- Quarter Bach Location within Carmarthenshire
- Principal area: Carmarthenshire;
- Country: Wales
- Sovereign state: United Kingdom
- Police: Dyfed-Powys
- Fire: Mid and West Wales
- Ambulance: Welsh

= Quarter Bach =

Community in Carmarthenshire, Wales

Quarter Bach (Cwarter Bach) is a community located in the east of Carmarthenshire, Wales.

==Description==
It is at the foot of the Black Mountain, in the far east of the county. The main settlement here is Upper Brynamman, though it also includes Cefn-Bryn-Brain, Rhosamman and Ystradowen, as well as a substantial amount of open moorland. The community is bordered by the communities of: Cwmamman; Llangadog; and Llanddeusant, all being in Carmarthenshire; by Ystradgynlais in the unitary authority of Powys; and by Cwmllynfell and Gwaun-Cae-Gurwen in the unitary authority of Neath Port Talbot.
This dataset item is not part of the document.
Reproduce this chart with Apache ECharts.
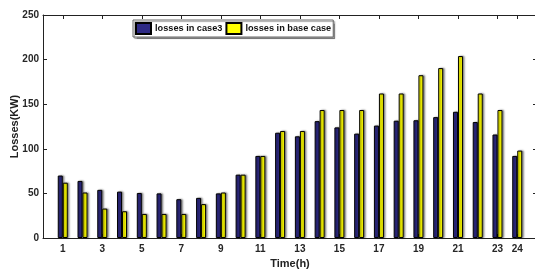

According to the 2001 Census, 75.2% of people in Quarter Bach can speak Welsh, the highest percentage of any ward in Carmarthenshire and indeed in the southern half of Wales.

The actual quoted population at the 2011 Census was 2,921.

==History==
The civil parish was created on 23 December 1881, prior to this the area was a part of the parish of Llangadock.

==Governance==
At the most local level, Quarter Bach is governed by Cwarter Bach Community Council.

Cwarter Bach (Quarter Bach until May 2022) is the name of the county electoral ward, which is represented by one county councillor on Carmarthenshire County Council.